Entre dos fuegos

Uno no sabe si los comandantes farianos son más irritantes enmontados o profiriendo babosadas como la de que secuestran niños para protegerlos.

Me encontré en un recoveco bogotano con unos muchachos rapados con esvásticas tatuadas en la coronilla, y me dio lástima y risa. Y susto. El menor debía ser un Bachué del páramo de Moqueamucho. El mayor llevaba una rubia cresta a lo sioux que decía por él tantas cosas como la cadena de la mano derecha llena de anillos con calaveras. Y cuando los vi venir me convertí en el hombre invisible como aprendí en Ramacharaca, y supongo que me salvé del linchamiento con esta cara que tengo de gringo recién llegado de una paliza de jejenes en los lagos de Tarapoto.

En Colombia, más allá de lo garciamarquiano que ya es un reflejo condicionado de la conciencia nacional, hiere el amor propio un aire de estulticia en muchas de nuestras cosas. Por ejemplo en esos póstumos pólipos proliferantes sobre el fantasma de Hitler, que se dirigían tal vez a una cita para leer Mi lucha, o un texto tantra de Samael Aum Weor, un gurú de pobres nacido en una aldea boyacense privilegiada con los anones más anones de la galaxia según unos, y según otros en Santa Rosa de Cabal.

Los muchachos dejaron un husmo de sudor en la calle colonial. Y desaparecieron con su arrogancia. Y yo volví de mi susto. Y me pregunté cómo se parecían esos tarambanas en plan de duros en un callejón bogotano y los pomposos comandantes farianos pavoneándose en La Habana, disfrutando las mieles del Caribe de las que se ven privados los cubanos rasos para ser más felices, y de la importancia inmerecida de ser escuchados por una sociedad que les aguantó medio siglo de barbaridades de chimpancés borrachos.
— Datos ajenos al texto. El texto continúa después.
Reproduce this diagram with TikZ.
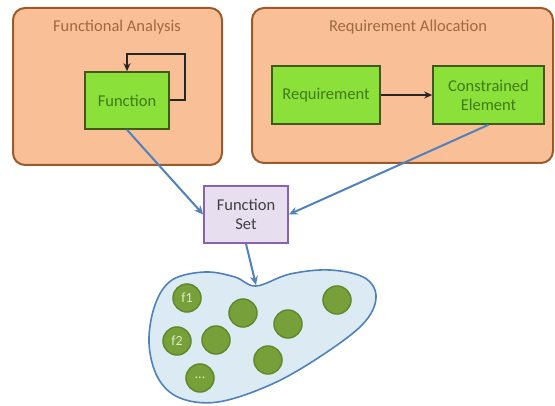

Debe darles gusto saber que nadie los persigue mientras estiran las patas calzadas sobre las camas del hotel de cinco estrellas abierto para las oligarquías de la izquierda latinoamericana. Deben poner cara de victoria en la absurda certeza de que están destinados a redimir un país que no los quiere ni quiere ser redimido, pues debe madrugar a trabajar porque no todos tenemos el desparpajo de vivir de la extorsión de los vecinos acomodados. Algunos parecen disfrutar haciéndose odiar para sentirse víctimas.

Parece un problema de siquiatría. Algunos consiguen usurpar magistralmente el papel equívoco del redentor. Y se creen el cuento a pie juntillas.

El Estado colombiano, más que tiránico como algunos piensan, ha sido débil desde Bolívar. Todos hacen lo que les da la gana. Los ricos del curubo, los pobres rasos y los simples matones. Que a veces son recompensados, además, con una cárcel de oro o llevados al capitolio en carro con escoltas cuando los canonizan por decreto. Uno no sabe si los comandantes farianos son más irritantes enmontados o profiriendo babosadas como la de que secuestran niños para protegerlos (por qué no se visten de nanas en vez de hacer el papelón de lenines de a cinco la docena), o que la gente no los quiere porque la gran prensa le lavó el cerebro. Es al contrario. Ellos construyeron a mano firme el desprestigio del 93 por ciento que cargan. Y fue fatigando la teoría y la historia como muchos llegamos a pensar que el país tiene derecho a no dejarse imponer el fascismo de izquierda por unos intelectuales de las clases medias bajas que leyeron mal unos manuales traducidos del ruso, que traía Gilberto Vieira de sus vacaciones moscovitas, y se convirtieron en víctimas de su propio invento y los demás pagamos el pato de soportarlos. Porque no escucharon al poeta Eduardo Zalamea cuando dijo que el comunismo es un cambio de cómics.

Que se queden en Cuba ayudándole a Fidel a redondear su paraíso socialista. Ahora que contará con los dólares gringos y Raúl amenazó con volver a la Iglesia católica. Es mi propuesta. Ya que los poetas fuimos invitados a expresar nuestra opinión sobre las conversaciones de paz.